The musical was written by Eric Idle, who was a member of the comedy troupe Monty Python Flying Circus.

“It’s a silly little thing about King Arthur collecting those knights to go search for the grail. They end up meeting French Taunters and a black knight who blocks their way. There is also a female character called Lady of the Lake who is a mythical figure who guides them on their quest,” Williams said.

With there being many different styles of musical theatre in this performance, this musical is spoofing all genres and sometimes makes references to specific musicals that are not “Spamalot.”

The auditions were held the first week of classes, with callbacks held at the end of that week. Students auditioned for “Spamalot” and another play for this season, “Nether,” at the same time. By holding auditions for both at the same time, they could pick between the plays or audition for them both.

Brooke May received her first lead role at Winona State in “Spamalot.”

For the first audition, we had to sing our song, followed by a cold read, which is singing music that you haven’t prepared for. Then for call backs we did cold reads of the script and some dance stuff, May said.

“Auditions are always nervous.
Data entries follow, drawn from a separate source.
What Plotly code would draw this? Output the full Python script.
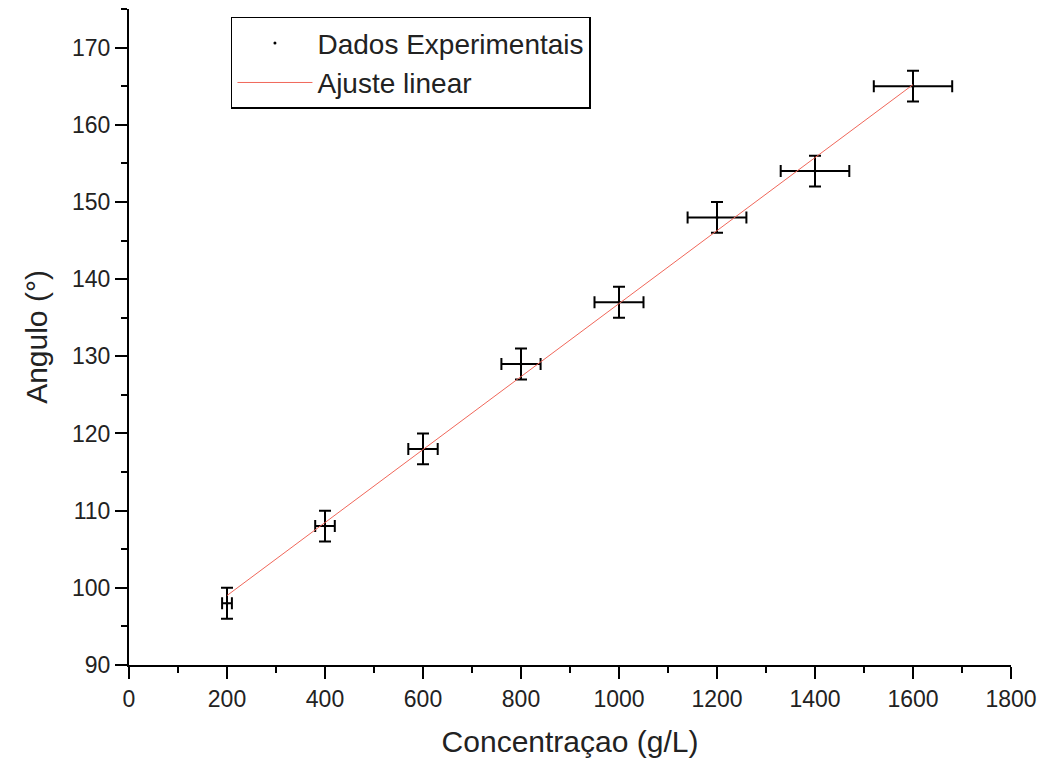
import plotly.graph_objects as go

# Data
conc = [200, 400, 600, 800, 1000, 1200, 1400, 1600]
angle = [98, 108, 118, 129, 137, 148, 154, 165]
angle_err = [2, 2, 2, 2, 2, 2, 2, 2]
conc_err = [10, 20, 30, 40, 50, 60, 70, 80]

fit_x = [200, 1600]
fit_y = [99.0, 165.2]

FONT = "Liberation Sans, Arial, sans-serif"

fig = go.Figure()

fig.add_trace(go.Scatter(
    x=conc, y=angle, mode="markers", name="Dados Experimentais",
    marker=dict(color="black", size=3),
    error_y=dict(type="data", array=angle_err, visible=True, color="black",
                 thickness=2, width=6),
    error_x=dict(type="data", array=conc_err, visible=True, color="black",
                 thickness=2, width=6),
))

fig.add_trace(go.Scatter(
    x=fit_x, y=fit_y, mode="lines", name="Ajuste linear",
    line=dict(color="#F0675A", width=1),
))

axis_common = dict(
    showline=True, linecolor="black", linewidth=2,
    ticks="outside", ticklen=12, tickwidth=2, tickcolor="black",
    showgrid=False, zeroline=False,
    tickfont=dict(family=FONT, size=23, color="#222"),
    mirror=False,
)

fig.update_xaxes(
    range=[0, 1800], dtick=200, tick0=0,
    minor=dict(dtick=100, ticks="outside", ticklen=6, tickwidth=2, tickcolor="black"),
    title=dict(text="Concentraçao (g/L)", font=dict(family=FONT, size=30, color="#222"), standoff=20),
    **axis_common,
)
fig.update_yaxes(
    range=[90, 175], dtick=10, tick0=90,
    minor=dict(dtick=5, ticks="outside", ticklen=6, tickwidth=2, tickcolor="black"),
    title=dict(text="Angulo (°)", font=dict(family=FONT, size=30, color="#222"), standoff=16),
    **axis_common,
)

fig.update_layout(
    width=1057, height=761,
    margin=dict(l=129, r=46, t=9, b=96),
    paper_bgcolor="white", plot_bgcolor="white",
    showlegend=True,
    legend=dict(
        x=0.1156, y=0.988, xanchor="left", yanchor="top",
        bgcolor="white", bordercolor="black", borderwidth=1.5,
        font=dict(family=FONT, size=28, color="#222"),
        itemwidth=75, tracegroupgap=0,
    ),
    font=dict(family=FONT),
)

fig.write_html("out.html")
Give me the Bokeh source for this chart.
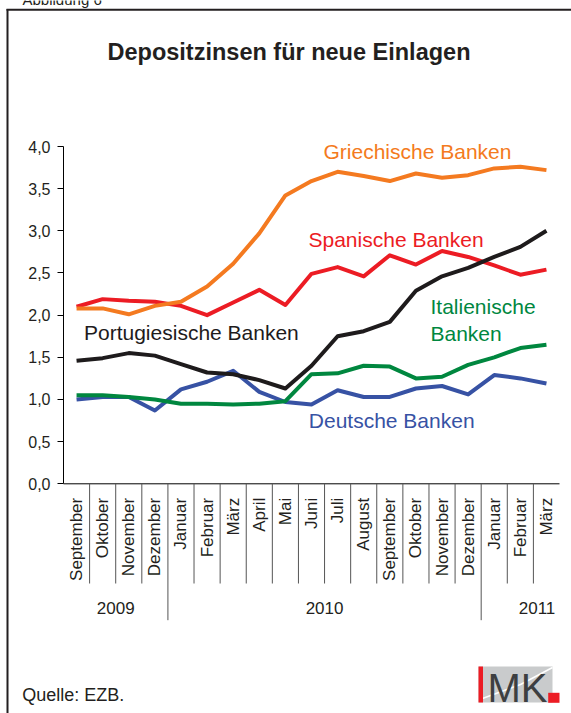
from math import pi
from bokeh.plotting import figure
from bokeh.models import Range1d, FixedTicker, CustomJSTickFormatter
from bokeh.core.properties import value
from bokeh.embed import file_html
from bokeh.resources import INLINE

# ---------------- data ----------------
months = ["September", "Oktober", "November", "Dezember",
          "Januar", "Februar", "März", "April", "Mai", "Juni", "Juli",
          "August", "September", "Oktober", "November", "Dezember",
          "Januar", "Februar", "März"]
month_year = ["2009"] * 4 + ["2010"] * 12 + ["2011"] * 3
year_labels = ["2009", "2010", "2011"]

griechische = [2.08, 2.08, 2.01, 2.11, 2.16, 2.34, 2.61, 2.97, 3.42, 3.59,
               3.70, 3.65, 3.59, 3.68, 3.63, 3.66, 3.74, 3.76, 3.72]
spanische = [2.10, 2.19, 2.17, 2.16, 2.11, 2.00, 2.15, 2.30, 2.12, 2.49,
             2.57, 2.46, 2.71, 2.60, 2.76, 2.69, 2.59, 2.48, 2.54]
portugiesische = [1.46, 1.49, 1.55, 1.52, 1.42, 1.32, 1.30, 1.23, 1.13, 1.40,
                  1.75, 1.81, 1.92, 2.29, 2.46, 2.56, 2.69, 2.81, 3.00]
italienische = [1.05, 1.05, 1.03, 1.00, 0.95, 0.95, 0.94, 0.95, 0.98, 1.30,
                1.31, 1.40, 1.39, 1.25, 1.27, 1.41, 1.50, 1.61, 1.65]
deutsche = [1.00, 1.03, 1.03, 0.87, 1.12, 1.21, 1.34, 1.09, 0.97, 0.94,
            1.11, 1.03, 1.03, 1.13, 1.16, 1.06, 1.29, 1.25, 1.19]

y_ticks = [0.0, 0.5, 1.0, 1.5, 2.0, 2.5, 3.0, 3.5, 4.0]

# ---------------- layout helpers (page pixels -> data) ----------------
FONT = "Liberation Sans"
TXT = "#231f20"
C_GR, C_ES, C_PT, C_IT, C_DE = "#f47a20", "#ec1c24", "#1e1b1c", "#00873f", "#3752a4"

AXIS_PX = 63.0                  # page x of the y axis
XS = 496.0 / len(months)        # px per category
Y0_PX = 483.3                   # page y of value 0
YS = (483.3 - 146.0) / 4.0      # px per unit
LEFT_PX, RIGHT_PX = 0.0, 571.0  # canvas extent on the page
TOP_PX, BOT_PX = 0.0, 713.0


def px_x(px):
    return -0.5 + (px - AXIS_PX) / XS


def px_y(py):
    return (Y0_PX - py) / YS


def put_text(txt, lx, mid_y, size, color, align="left", style="normal", font=FONT):
    p.text(x=[px_x(lx)], y=[px_y(mid_y)], text=[txt], text_align=align,
           text_baseline="middle", text_font=value(font), text_font_size=size,
           text_font_style=style, text_color=color)


idx = list(range(len(months)))

p = figure(width=int(RIGHT_PX - LEFT_PX), height=int(BOT_PX - TOP_PX),
           min_border=0,
           x_range=Range1d(px_x(LEFT_PX), px_x(RIGHT_PX)),
           y_range=Range1d(px_y(BOT_PX), px_y(TOP_PX)),
           x_axis_location=None, toolbar_location=None,
           output_backend="svg", background_fill_color="white",
           border_fill_color="white", outline_line_color=None)
p.grid.visible = False

# y axis, fixed at the left edge of the first category
ax = p.yaxis[0]
ax.fixed_location = -0.5
ax.bounds = (0, 4)
ax.ticker = FixedTicker(ticks=y_ticks)
ax.formatter = CustomJSTickFormatter(code="return tick.toFixed(1).replace('.', ',');")
ax.minor_tick_line_color = None
ax.major_tick_in = 0
ax.major_tick_out = 6
ax.major_label_standoff = 7
ax.axis_line_color = "#000000"
ax.major_tick_line_color = "#000000"
ax.major_label_text_font = FONT
ax.major_label_text_font_size = "16px"
ax.major_label_text_color = TXT

# header text (cut by the top edge, as in the reference)
put_text("Abbildung 6", 22, -1.0, "15px", TXT)

# outer frame of the figure box
p.segment(x0=[px_x(7)], y0=[px_y(8.5)], x1=[px_x(7)], y1=[px_y(BOT_PX)],
          line_color=TXT, line_width=2)
p.segment(x0=[px_x(6)], y0=[px_y(9.2)], x1=[px_x(RIGHT_PX)], y1=[px_y(9.2)],
          line_color=TXT, line_width=2)

# x axis line and category separators
p.segment(x0=[-0.5], y0=[0], x1=[len(months) - 0.5], y1=[0], line_color="#000000", line_width=1)
bounds = [i + 0.5 for i in idx[:-1]]
month_sep_y = px_y(583.0)
year_sep_y = px_y(619.7)
month_b = [b for i, b in enumerate(bounds) if month_year[i] == month_year[i + 1]]
year_b = [b for i, b in enumerate(bounds) if month_year[i] != month_year[i + 1]]
p.segment(x0=month_b, y0=[0] * len(month_b), x1=month_b, y1=[month_sep_y] * len(month_b),
          line_color="#555555", line_width=1)
p.segment(x0=year_b, y0=[0] * len(year_b), x1=year_b, y1=[year_sep_y] * len(year_b),
          line_color="#555555", line_width=1)

p.text(x=idx, y=[0] * len(idx), text=months, angle=pi / 2, y_offset=14,
       text_align="right", text_baseline="middle", text_font=value(FONT),
       text_font_size="17px", text_color=TXT)

year_x = [sum(i for i in idx if month_year[i] == y) / month_year.count(y) for y in year_labels]
year_x[-1] = px_x(536.5)
p.text(x=year_x, y=[px_y(607.0)] * 3, text=year_labels, text_align="center",
       text_baseline="middle", text_font=value(FONT), text_font_size="17px",
       text_color=TXT)

# series
for vals, col in [(deutsche, C_DE), (italienische, C_IT), (spanische, C_ES),
                  (griechische, C_GR), (portugiesische, C_PT)]:
    p.line(idx, vals, line_color=col, line_width=4, line_join="round")

# series labels (left x, vertical middle in page pixels)
labels = [("Griechische Banken", 323, 151.3, C_GR),
          ("Spanische Banken", 308, 238.8, C_ES),
          ("Portugiesische Banken", 83.5, 331.8, C_PT),
          ("Italienische", 430, 305.5, C_IT),
          ("Banken", 430, 332.8, C_IT),
          ("Deutsche Banken", 308.3, 420.0, C_DE)]
for t, lx, ly, col in labels:
    put_text(t, lx, ly, "21px", col)

# title
put_text("Depositzinsen für neue Einlagen", 288.5, 51.3, "23.5px", TXT,
         align="center", style="bold")

# source
put_text("Quelle: EZB.", 21.7, 694.8, "18px", TXT)

# IMK logo
p.quad(left=[px_x(478)], right=[px_x(552)], top=[px_y(666)], bottom=[px_y(702)],
       fill_color="#c9cbcc", line_color=None)
p.line([px_x(482), px_x(520), px_x(552)], [px_y(698), px_y(684), px_y(667)],
       line_color="white", line_width=1.5)
p.quad(left=[px_x(478)], right=[px_x(482.5)], top=[px_y(666)], bottom=[px_y(702)],
       fill_color="#ec1c24", line_color=None)
put_text("MK", 487, 687.5, "40px", "#3d3f41")
p.quad(left=[px_x(547.7)], right=[px_x(559)], top=[px_y(692.3)], bottom=[px_y(702.3)],
       fill_color="#ec1c24", line_color=None)

open("out.html", "w").write(file_html(p, INLINE))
Everyone wants to do their best and everyone is excited to do it for their colleagues. It’s very supportive,” May said.

“You fill out a form with all of your experience, kind of like your resume. Then you get a headshot taken,” May said about the audition process.

For eight weeks, the actors practice six days a week, three hours a day.

“Practices are going really well. We’ve got most of the stage and the set built. We do have a guest choreographer for this show from Minneapolis and he just arrived. So we are focusing on the big dance numbers while he is in town with us. Then we can start running through it all,” said Williams.

“Everything is off-book, which means we aren’t using scripts two weeks into practice. So what we are doing now is choreography,” May said. “Once we are done with that we can clean everything up and fix stuff that needs to be fixed. We were off-book really, really quickly for this show, which is really good.”

“We are going to have a show. It’s not there yet, but it’s getting there,” May said.